Writing and illustrating a humor column comes naturally to Mack Dryden, who at various times has earned his living as a journalist, cartoonist and comedian.
After a Huck Finn childhood, he earned degrees in journalism and creative writing in his home state of Mississippi, then spent more than a year in Europe, criss-crossing the continent and making a living selling (legal) goods he trekked in from North Africa. On one buying trip to Morocco, he had a violent confrontation with a man trying to swindle him and ended up in the national prison (the book he wrote about that harrowing adventure is available on his website).
He returned to the States and became a reporter for the Sun-Herald in Biloxi-Gulfport, where he earned two Associated Press writing awards, one for a story in which he stripped to get an interview at a nudist camp deep in the Mississippi woods.

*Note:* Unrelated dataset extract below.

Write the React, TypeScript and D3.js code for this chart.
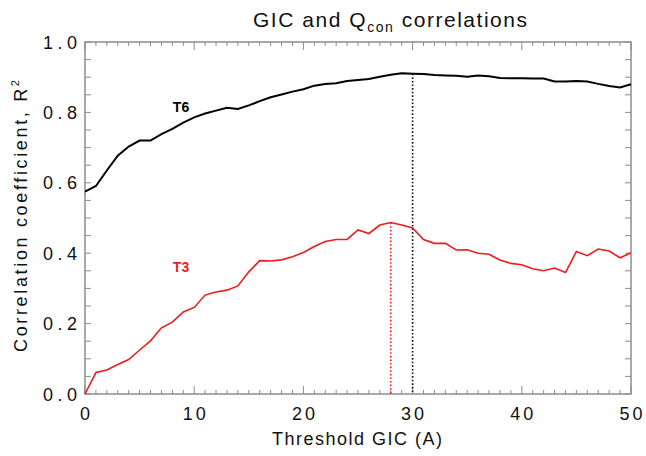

He made a living as a freelance writer and cartoonist in Key West for a few years before meeting his comedy partner, Jamie Alcroft. The comedy team Mack & Jamie toured the country and followed their comedy dream to Los Angeles, where they appeared on numerous TV programs, including The Tonight Show with both Johnny Carson and Jay Leno, the only team so honored. The duo opened concerts for such stars as Tony Orlando, Lou Rawls and Diana Ross, and hosted their own syndicated TV show, "Comedy Break with Mack & Jamie," where they performed with such celebrity guests as Steve Allen, Don Knotts and Leslie Nielsen. They also played bumbling FBI agents in the feature film, "Million Dollar Mystery."
As an actor, Mack did guest roles in a number of episodics, including "The Guardian," "JAG," "Saved By the Bell" and others, and played Scotty the bartender on two dozen episodes of ABC’s western drama, "Paradise" starring Lee Horsley. As a writer, he was hand-picked by his old pal Bill Maher for the writing staff of "Politically Incorrect."
After winning battles with two different types of cancer, Mack decided he had acquired enough survival tools to share with others, and has made his living as a comedic motivational speaker since 2001. He and his wife Teri, an artist, had never felt at home in sprawling LA, so when their third child graduated high school in 2010, they moved to Louisville, having been introduced to the Derby City by Teri’s neuropsychologist sister Cathy. In Louisville, Mack jumped into the local comedy scene and has been headlining as a solo comedian since 2011.
“Louisville feels like home to us,” says Mack. “We love the city and the people, and we want to spend the rest of our lives in our great house and our wonderful Highlands neighborhood.”